OBJECTIVE> Below is a listing to write out in full, exactly as given, without its pictures.

DATA SEGMENT>
━━━━━━
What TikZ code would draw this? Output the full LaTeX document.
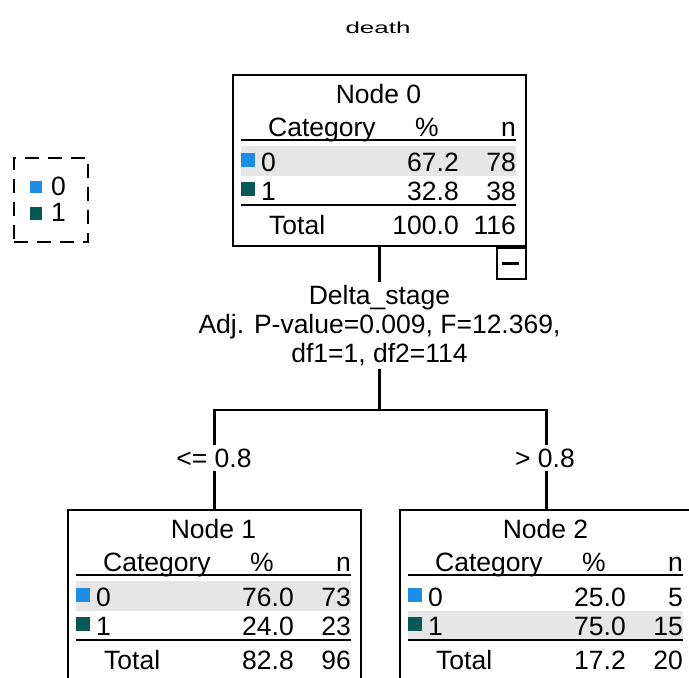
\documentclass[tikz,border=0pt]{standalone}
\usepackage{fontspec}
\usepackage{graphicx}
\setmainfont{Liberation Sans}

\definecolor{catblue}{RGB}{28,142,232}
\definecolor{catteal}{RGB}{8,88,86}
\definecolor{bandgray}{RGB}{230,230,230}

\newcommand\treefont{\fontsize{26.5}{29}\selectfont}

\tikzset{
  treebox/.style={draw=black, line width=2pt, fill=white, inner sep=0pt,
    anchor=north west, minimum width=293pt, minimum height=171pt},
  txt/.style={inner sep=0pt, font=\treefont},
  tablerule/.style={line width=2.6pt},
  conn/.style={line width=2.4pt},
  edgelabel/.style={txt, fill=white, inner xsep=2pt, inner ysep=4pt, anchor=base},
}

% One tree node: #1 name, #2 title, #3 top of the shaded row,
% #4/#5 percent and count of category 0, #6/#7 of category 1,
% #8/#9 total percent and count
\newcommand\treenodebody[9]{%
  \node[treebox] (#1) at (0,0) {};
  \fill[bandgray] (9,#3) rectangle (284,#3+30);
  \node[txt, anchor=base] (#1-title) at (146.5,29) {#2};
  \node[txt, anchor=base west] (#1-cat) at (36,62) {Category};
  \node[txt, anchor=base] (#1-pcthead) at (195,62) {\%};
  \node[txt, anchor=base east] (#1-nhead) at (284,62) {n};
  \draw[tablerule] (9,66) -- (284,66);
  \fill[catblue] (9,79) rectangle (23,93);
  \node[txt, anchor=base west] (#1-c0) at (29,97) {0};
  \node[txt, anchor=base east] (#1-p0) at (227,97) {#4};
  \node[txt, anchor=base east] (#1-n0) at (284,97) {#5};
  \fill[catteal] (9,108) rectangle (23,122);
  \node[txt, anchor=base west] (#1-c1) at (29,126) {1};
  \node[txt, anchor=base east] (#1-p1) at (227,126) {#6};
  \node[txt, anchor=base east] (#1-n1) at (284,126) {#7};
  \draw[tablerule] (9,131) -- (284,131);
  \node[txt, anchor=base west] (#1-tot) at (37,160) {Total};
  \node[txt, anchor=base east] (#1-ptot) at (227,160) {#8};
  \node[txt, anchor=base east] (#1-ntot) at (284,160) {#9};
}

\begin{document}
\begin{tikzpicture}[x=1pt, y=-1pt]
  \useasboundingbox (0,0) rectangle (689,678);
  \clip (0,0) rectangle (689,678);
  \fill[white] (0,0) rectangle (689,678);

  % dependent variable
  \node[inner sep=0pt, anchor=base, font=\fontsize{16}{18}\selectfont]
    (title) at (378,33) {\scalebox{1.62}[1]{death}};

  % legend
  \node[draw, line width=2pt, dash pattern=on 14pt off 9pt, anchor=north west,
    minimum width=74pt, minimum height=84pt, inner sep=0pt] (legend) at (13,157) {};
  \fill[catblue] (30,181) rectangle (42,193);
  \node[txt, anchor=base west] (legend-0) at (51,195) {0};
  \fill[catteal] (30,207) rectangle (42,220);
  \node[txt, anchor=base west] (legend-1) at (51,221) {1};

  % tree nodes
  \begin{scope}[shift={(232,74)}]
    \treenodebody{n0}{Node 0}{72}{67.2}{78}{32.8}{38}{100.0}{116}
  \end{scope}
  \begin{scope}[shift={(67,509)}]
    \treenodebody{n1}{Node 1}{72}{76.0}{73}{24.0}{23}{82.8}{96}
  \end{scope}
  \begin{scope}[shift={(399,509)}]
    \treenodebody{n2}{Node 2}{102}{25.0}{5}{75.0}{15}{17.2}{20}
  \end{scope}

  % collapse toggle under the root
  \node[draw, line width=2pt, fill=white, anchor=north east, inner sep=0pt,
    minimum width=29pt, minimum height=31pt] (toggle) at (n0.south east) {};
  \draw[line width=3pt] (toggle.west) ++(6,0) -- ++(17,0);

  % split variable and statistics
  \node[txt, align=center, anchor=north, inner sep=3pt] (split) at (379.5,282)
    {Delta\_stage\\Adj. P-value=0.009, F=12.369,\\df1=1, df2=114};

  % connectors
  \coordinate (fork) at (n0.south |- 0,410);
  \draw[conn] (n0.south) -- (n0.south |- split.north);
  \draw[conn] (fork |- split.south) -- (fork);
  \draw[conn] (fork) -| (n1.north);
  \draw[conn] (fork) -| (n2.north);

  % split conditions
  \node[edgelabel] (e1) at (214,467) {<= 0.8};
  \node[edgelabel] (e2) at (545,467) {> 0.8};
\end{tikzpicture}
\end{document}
━━━━━━
WRITTEN SOLUTION>
What TikZ code would draw this? Output the full LaTeX document.
\documentclass[tikz,border=0pt]{standalone}
\usepackage{fontspec}
\usepackage{graphicx}
\setmainfont{Liberation Sans}

\definecolor{catblue}{RGB}{28,142,232}
\definecolor{catteal}{RGB}{8,88,86}
\definecolor{bandgray}{RGB}{230,230,230}

\newcommand\treefont{\fontsize{26.5}{29}\selectfont}

\tikzset{
  treebox/.style={draw=black, line width=2pt, fill=white, inner sep=0pt,
    anchor=north west, minimum width=293pt, minimum height=171pt},
  txt/.style={inner sep=0pt, font=\treefont},
  tablerule/.style={line width=2.6pt},
  conn/.style={line width=2.4pt},
  edgelabel/.style={txt, fill=white, inner xsep=2pt, inner ysep=4pt, anchor=base},
}

% One tree node: #1 name, #2 title, #3 top of the shaded row,
% #4/#5 percent and count of category 0, #6/#7 of category 1,
% #8/#9 total percent and count
\newcommand\treenodebody[9]{%
  \node[treebox] (#1) at (0,0) {};
  \fill[bandgray] (9,#3) rectangle (284,#3+30);
  \node[txt, anchor=base] (#1-title) at (146.5,29) {#2};
  \node[txt, anchor=base west] (#1-cat) at (36,62) {Category};
  \node[txt, anchor=base] (#1-pcthead) at (195,62) {\%};
  \node[txt, anchor=base east] (#1-nhead) at (284,62) {n};
  \draw[tablerule] (9,66) -- (284,66);
  \fill[catblue] (9,79) rectangle (23,93);
  \node[txt, anchor=base west] (#1-c0) at (29,97) {0};
  \node[txt, anchor=base east] (#1-p0) at (227,97) {#4};
  \node[txt, anchor=base east] (#1-n0) at (284,97) {#5};
  \fill[catteal] (9,108) rectangle (23,122);
  \node[txt, anchor=base west] (#1-c1) at (29,126) {1};
  \node[txt, anchor=base east] (#1-p1) at (227,126) {#6};
  \node[txt, anchor=base east] (#1-n1) at (284,126) {#7};
  \draw[tablerule] (9,131) -- (284,131);
  \node[txt, anchor=base west] (#1-tot) at (37,160) {Total};
  \node[txt, anchor=base east] (#1-ptot) at (227,160) {#8};
  \node[txt, anchor=base east] (#1-ntot) at (284,160) {#9};
}

\begin{document}
\begin{tikzpicture}[x=1pt, y=-1pt]
  \useasboundingbox (0,0) rectangle (689,678);
  \clip (0,0) rectangle (689,678);
  \fill[white] (0,0) rectangle (689,678);

  % dependent variable
  \node[inner sep=0pt, anchor=base, font=\fontsize{16}{18}\selectfont]
    (title) at (378,33) {\scalebox{1.62}[1]{death}};

  % legend
  \node[draw, line width=2pt, dash pattern=on 14pt off 9pt, anchor=north west,
    minimum width=74pt, minimum height=84pt, inner sep=0pt] (legend) at (13,157) {};
  \fill[catblue] (30,181) rectangle (42,193);
  \node[txt, anchor=base west] (legend-0) at (51,195) {0};
  \fill[catteal] (30,207) rectangle (42,220);
  \node[txt, anchor=base west] (legend-1) at (51,221) {1};

  % tree nodes
  \begin{scope}[shift={(232,74)}]
    \treenodebody{n0}{Node 0}{72}{67.2}{78}{32.8}{38}{100.0}{116}
  \end{scope}
  \begin{scope}[shift={(67,509)}]
    \treenodebody{n1}{Node 1}{72}{76.0}{73}{24.0}{23}{82.8}{96}
  \end{scope}
  \begin{scope}[shift={(399,509)}]
    \treenodebody{n2}{Node 2}{102}{25.0}{5}{75.0}{15}{17.2}{20}
  \end{scope}

  % collapse toggle under the root
  \node[draw, line width=2pt, fill=white, anchor=north east, inner sep=0pt,
    minimum width=29pt, minimum height=31pt] (toggle) at (n0.south east) {};
  \draw[line width=3pt] (toggle.west) ++(6,0) -- ++(17,0);

  % split variable and statistics
  \node[txt, align=center, anchor=north, inner sep=3pt] (split) at (379.5,282)
    {Delta\_stage\\Adj. P-value=0.009, F=12.369,\\df1=1, df2=114};

  % connectors
  \coordinate (fork) at (n0.south |- 0,410);
  \draw[conn] (n0.south) -- (n0.south |- split.north);
  \draw[conn] (fork |- split.south) -- (fork);
  \draw[conn] (fork) -| (n1.north);
  \draw[conn] (fork) -| (n2.north);

  % split conditions
  \node[edgelabel] (e1) at (214,467) {<= 0.8};
  \node[edgelabel] (e2) at (545,467) {> 0.8};
\end{tikzpicture}
\end{document}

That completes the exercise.